Only the lines from the line with "Rebuild this chart" through the line with "const nemd15Err = [2.2, 1.8, 8.3];" should be copied, exactly as they appear, with both ends kept.
-=-=-=-=-
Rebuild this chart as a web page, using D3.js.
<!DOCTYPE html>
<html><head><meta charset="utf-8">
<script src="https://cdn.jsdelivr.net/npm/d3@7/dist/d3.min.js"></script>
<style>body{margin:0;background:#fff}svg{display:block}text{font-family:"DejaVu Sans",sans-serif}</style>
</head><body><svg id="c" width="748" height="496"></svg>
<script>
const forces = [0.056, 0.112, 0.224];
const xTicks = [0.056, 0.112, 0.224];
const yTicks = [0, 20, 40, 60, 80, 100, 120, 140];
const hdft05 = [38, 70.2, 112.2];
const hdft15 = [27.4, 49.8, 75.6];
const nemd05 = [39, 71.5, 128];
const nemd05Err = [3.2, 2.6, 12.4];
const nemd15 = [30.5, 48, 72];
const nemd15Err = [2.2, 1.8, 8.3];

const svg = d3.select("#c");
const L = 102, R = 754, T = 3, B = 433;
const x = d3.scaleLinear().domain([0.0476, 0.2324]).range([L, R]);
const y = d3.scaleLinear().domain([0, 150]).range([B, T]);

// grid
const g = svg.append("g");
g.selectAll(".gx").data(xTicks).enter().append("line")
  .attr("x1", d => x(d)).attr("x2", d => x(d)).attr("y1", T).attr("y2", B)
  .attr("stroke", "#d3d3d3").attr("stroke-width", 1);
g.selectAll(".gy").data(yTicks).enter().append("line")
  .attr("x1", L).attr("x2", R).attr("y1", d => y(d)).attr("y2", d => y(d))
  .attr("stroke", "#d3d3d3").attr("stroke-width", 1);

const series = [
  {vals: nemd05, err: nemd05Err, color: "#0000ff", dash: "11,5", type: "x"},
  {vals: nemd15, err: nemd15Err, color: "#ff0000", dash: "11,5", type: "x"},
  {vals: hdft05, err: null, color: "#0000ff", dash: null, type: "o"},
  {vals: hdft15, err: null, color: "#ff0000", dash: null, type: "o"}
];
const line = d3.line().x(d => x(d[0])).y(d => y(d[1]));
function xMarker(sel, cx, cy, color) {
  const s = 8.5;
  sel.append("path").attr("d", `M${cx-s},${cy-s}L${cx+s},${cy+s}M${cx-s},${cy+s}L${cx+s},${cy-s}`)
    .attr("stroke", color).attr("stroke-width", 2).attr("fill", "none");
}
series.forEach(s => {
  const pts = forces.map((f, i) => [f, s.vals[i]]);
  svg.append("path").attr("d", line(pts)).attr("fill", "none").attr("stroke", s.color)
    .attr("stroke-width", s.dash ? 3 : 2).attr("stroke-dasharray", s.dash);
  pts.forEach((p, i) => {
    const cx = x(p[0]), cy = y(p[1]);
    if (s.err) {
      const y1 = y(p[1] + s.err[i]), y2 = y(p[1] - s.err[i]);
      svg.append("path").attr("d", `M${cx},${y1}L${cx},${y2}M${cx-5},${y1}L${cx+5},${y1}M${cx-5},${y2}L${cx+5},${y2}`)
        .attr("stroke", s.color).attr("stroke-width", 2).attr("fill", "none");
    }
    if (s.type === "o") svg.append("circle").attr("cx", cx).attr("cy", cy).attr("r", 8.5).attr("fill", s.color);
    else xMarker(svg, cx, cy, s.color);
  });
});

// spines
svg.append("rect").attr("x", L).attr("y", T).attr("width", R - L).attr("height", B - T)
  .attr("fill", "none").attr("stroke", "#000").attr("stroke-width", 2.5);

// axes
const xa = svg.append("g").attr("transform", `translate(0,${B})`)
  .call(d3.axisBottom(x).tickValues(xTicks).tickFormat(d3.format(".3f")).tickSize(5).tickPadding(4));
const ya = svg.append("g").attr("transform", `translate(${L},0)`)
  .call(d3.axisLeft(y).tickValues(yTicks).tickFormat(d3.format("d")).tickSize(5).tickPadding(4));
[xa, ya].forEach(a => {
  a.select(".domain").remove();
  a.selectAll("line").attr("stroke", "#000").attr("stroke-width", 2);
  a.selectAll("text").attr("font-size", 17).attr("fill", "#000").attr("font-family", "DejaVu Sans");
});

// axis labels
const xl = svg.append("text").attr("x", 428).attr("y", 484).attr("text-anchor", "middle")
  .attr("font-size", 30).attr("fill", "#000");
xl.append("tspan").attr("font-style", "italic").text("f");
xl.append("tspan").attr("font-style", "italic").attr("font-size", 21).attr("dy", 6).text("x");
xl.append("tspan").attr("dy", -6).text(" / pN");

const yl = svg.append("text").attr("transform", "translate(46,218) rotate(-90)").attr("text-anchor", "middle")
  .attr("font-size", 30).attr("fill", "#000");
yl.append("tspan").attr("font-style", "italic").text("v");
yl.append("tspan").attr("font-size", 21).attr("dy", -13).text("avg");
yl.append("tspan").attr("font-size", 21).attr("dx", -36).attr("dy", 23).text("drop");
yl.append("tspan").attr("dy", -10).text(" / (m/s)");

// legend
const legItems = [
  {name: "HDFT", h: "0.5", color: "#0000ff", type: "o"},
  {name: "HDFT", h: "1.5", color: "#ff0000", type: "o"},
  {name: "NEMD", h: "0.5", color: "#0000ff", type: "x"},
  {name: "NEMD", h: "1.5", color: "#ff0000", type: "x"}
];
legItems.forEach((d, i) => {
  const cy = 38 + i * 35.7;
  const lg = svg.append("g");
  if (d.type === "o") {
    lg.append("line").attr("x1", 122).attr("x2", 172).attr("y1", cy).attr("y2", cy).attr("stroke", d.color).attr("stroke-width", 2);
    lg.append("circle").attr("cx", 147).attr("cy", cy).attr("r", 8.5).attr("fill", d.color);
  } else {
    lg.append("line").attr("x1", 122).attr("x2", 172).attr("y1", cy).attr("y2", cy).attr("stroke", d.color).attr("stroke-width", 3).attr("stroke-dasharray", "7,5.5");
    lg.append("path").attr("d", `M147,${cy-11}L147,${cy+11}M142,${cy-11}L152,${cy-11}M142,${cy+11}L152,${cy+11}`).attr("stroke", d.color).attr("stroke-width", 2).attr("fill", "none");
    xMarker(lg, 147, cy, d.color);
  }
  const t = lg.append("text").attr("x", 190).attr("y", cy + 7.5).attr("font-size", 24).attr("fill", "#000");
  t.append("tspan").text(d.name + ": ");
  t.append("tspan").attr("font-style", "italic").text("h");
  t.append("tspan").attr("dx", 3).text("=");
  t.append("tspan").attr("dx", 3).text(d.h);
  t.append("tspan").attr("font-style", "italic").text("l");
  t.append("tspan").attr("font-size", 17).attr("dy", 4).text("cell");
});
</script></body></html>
-=-=-=-=-
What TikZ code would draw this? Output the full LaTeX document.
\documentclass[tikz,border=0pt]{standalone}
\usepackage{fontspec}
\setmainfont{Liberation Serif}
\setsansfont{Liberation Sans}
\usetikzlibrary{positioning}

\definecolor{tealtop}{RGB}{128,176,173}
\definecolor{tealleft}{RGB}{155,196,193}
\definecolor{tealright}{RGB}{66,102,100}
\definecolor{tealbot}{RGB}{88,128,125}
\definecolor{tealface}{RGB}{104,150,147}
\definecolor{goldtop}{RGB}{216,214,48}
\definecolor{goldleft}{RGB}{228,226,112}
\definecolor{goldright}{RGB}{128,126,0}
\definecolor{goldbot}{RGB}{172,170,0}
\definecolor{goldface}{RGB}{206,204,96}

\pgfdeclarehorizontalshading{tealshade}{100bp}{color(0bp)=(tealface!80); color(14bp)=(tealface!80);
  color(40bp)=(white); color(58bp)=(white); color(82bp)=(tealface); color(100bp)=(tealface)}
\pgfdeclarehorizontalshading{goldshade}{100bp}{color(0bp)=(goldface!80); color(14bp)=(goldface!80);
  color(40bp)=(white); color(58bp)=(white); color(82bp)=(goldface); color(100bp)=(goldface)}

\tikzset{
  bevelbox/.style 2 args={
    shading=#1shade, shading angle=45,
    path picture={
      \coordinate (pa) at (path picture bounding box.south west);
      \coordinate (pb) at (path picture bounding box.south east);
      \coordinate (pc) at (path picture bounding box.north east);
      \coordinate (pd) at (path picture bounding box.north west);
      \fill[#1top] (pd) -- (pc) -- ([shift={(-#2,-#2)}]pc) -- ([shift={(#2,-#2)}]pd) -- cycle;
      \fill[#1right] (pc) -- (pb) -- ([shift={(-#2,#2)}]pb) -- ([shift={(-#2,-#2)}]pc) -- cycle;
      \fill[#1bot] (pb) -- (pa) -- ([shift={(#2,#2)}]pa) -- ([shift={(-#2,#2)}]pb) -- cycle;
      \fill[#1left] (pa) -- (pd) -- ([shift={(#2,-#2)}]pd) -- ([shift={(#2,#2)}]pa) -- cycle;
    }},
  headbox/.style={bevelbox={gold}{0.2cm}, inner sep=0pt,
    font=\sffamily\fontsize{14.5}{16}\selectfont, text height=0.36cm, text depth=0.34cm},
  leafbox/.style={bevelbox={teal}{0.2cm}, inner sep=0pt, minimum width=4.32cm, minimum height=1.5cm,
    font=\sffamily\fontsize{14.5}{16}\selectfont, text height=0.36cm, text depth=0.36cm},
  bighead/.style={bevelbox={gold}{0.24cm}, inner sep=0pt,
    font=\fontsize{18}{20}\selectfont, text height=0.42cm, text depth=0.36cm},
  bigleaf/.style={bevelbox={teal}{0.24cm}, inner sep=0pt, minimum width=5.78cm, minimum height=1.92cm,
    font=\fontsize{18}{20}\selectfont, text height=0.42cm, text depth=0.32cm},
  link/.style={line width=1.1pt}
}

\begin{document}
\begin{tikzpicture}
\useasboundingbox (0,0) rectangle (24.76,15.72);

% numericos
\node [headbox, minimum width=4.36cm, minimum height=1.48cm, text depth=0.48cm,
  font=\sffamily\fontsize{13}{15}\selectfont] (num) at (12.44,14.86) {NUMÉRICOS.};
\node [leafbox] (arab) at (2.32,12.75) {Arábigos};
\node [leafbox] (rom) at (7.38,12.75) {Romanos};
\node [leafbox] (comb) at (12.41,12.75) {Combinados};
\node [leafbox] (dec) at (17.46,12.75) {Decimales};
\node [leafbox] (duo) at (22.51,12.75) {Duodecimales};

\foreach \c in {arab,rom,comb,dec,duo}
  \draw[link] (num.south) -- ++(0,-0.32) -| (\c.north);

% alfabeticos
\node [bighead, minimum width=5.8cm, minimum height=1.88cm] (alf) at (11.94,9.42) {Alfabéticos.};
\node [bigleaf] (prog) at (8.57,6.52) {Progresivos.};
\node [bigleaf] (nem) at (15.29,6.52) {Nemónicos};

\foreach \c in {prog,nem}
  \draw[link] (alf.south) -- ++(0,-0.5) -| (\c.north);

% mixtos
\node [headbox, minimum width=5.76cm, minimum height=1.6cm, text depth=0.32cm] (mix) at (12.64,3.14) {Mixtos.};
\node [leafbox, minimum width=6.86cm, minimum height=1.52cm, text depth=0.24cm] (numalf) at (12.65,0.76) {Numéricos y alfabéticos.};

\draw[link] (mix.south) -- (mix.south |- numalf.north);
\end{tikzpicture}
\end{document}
-=-=-=-=-
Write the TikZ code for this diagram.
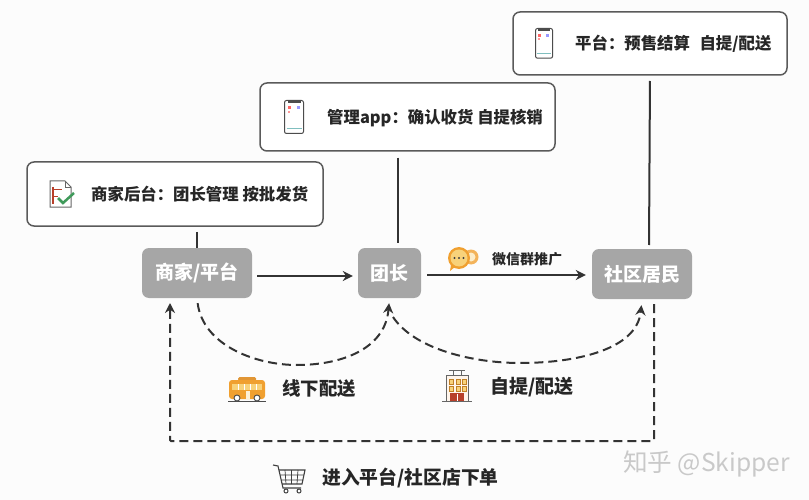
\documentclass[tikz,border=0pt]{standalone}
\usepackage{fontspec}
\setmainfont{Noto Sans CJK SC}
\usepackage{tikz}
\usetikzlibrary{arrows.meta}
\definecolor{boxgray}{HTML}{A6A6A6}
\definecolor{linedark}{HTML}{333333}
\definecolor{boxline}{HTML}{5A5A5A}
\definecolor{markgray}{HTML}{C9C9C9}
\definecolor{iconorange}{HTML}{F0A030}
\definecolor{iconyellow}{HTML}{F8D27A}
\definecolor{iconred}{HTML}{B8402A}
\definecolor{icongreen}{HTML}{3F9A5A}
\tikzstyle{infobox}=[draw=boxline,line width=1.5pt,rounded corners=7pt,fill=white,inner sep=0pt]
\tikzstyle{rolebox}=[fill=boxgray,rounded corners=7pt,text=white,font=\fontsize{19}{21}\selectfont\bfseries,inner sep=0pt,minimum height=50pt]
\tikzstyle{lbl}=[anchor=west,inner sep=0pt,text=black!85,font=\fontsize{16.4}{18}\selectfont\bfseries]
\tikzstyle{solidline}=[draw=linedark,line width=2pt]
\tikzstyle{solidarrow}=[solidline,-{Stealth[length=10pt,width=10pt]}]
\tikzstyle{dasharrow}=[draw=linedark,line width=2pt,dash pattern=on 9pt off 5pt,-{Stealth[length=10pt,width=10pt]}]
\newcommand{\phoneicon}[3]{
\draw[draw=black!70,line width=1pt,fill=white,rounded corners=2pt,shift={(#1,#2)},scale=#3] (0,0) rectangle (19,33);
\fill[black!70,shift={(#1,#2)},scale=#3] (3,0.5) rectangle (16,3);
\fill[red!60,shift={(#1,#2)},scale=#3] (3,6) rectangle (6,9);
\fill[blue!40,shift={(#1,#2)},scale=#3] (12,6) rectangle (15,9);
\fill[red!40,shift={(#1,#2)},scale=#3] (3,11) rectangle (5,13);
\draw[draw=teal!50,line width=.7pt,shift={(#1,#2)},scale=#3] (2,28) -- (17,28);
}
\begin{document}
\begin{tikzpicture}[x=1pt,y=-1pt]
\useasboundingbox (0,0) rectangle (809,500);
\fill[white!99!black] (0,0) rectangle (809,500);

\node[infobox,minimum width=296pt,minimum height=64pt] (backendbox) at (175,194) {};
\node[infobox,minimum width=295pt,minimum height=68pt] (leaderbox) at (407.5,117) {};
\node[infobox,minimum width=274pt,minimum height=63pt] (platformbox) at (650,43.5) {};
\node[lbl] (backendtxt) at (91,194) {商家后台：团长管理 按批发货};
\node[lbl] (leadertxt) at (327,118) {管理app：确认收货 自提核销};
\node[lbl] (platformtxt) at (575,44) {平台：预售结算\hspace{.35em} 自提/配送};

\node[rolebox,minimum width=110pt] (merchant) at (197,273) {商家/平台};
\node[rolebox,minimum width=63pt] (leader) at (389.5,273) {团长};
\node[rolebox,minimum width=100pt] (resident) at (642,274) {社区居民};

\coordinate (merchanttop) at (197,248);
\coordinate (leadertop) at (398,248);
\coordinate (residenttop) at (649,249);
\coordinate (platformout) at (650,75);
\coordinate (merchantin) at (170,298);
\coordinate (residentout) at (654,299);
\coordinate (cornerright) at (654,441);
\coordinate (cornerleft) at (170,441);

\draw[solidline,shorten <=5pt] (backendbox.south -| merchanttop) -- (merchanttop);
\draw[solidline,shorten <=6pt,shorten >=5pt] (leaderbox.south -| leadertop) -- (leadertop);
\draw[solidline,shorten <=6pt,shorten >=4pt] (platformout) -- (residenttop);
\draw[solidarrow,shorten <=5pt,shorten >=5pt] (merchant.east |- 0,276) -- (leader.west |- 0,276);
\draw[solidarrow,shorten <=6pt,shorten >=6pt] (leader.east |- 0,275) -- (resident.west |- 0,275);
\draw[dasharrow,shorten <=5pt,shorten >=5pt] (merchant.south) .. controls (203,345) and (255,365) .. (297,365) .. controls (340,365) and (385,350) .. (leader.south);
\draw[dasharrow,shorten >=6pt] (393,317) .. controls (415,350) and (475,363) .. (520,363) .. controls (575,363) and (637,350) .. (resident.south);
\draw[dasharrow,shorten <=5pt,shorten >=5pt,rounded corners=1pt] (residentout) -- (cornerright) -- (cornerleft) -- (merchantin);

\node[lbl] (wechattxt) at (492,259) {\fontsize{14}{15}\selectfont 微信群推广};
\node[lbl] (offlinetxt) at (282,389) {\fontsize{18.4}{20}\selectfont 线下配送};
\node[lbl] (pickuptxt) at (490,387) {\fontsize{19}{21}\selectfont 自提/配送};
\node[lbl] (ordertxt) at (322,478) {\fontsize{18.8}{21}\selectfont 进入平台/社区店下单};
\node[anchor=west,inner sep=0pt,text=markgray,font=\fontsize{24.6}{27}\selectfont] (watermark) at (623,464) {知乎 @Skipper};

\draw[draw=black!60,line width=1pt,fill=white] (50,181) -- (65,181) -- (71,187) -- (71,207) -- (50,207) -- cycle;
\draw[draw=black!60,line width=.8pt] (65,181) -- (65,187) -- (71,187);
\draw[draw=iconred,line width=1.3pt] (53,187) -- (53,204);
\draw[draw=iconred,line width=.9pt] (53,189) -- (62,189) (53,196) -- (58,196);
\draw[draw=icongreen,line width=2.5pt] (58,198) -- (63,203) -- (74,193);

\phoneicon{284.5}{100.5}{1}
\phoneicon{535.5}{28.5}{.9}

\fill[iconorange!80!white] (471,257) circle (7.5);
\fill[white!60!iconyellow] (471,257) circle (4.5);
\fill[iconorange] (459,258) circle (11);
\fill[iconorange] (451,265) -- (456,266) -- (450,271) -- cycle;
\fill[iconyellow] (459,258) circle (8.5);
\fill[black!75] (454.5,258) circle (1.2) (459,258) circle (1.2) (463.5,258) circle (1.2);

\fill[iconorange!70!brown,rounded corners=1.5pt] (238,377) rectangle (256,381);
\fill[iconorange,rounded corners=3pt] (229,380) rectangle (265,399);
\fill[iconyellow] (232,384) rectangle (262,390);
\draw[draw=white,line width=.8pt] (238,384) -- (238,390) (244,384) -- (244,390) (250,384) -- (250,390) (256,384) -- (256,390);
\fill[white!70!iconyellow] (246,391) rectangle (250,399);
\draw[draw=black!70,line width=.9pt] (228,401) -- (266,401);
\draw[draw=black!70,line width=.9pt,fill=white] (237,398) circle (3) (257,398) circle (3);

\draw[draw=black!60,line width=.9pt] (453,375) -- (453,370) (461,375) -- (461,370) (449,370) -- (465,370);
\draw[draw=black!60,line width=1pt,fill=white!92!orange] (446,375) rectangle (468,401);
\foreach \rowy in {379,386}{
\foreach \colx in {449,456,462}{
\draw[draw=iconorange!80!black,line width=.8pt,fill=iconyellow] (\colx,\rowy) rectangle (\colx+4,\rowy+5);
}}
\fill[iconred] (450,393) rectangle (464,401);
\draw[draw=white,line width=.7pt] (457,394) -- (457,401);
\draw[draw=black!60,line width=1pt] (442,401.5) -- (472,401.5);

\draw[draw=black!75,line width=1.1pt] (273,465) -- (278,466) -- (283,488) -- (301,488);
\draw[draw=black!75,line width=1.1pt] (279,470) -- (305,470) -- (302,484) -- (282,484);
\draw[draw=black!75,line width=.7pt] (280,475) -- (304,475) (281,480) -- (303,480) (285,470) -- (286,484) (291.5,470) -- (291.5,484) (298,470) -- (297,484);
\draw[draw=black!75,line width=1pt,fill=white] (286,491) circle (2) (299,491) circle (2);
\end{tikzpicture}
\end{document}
-=-=-=-=-
▶ [FULL SOLUTION]
Rebuild this chart as a web page, using D3.js.
<!DOCTYPE html>
<html><head><meta charset="utf-8">
<script src="https://cdn.jsdelivr.net/npm/d3@7/dist/d3.min.js"></script>
<style>body{margin:0;background:#fff}svg{display:block}text{font-family:"DejaVu Sans",sans-serif}</style>
</head><body><svg id="c" width="748" height="496"></svg>
<script>
const forces = [0.056, 0.112, 0.224];
const xTicks = [0.056, 0.112, 0.224];
const yTicks = [0, 20, 40, 60, 80, 100, 120, 140];
const hdft05 = [38, 70.2, 112.2];
const hdft15 = [27.4, 49.8, 75.6];
const nemd05 = [39, 71.5, 128];
const nemd05Err = [3.2, 2.6, 12.4];
const nemd15 = [30.5, 48, 72];
const nemd15Err = [2.2, 1.8, 8.3];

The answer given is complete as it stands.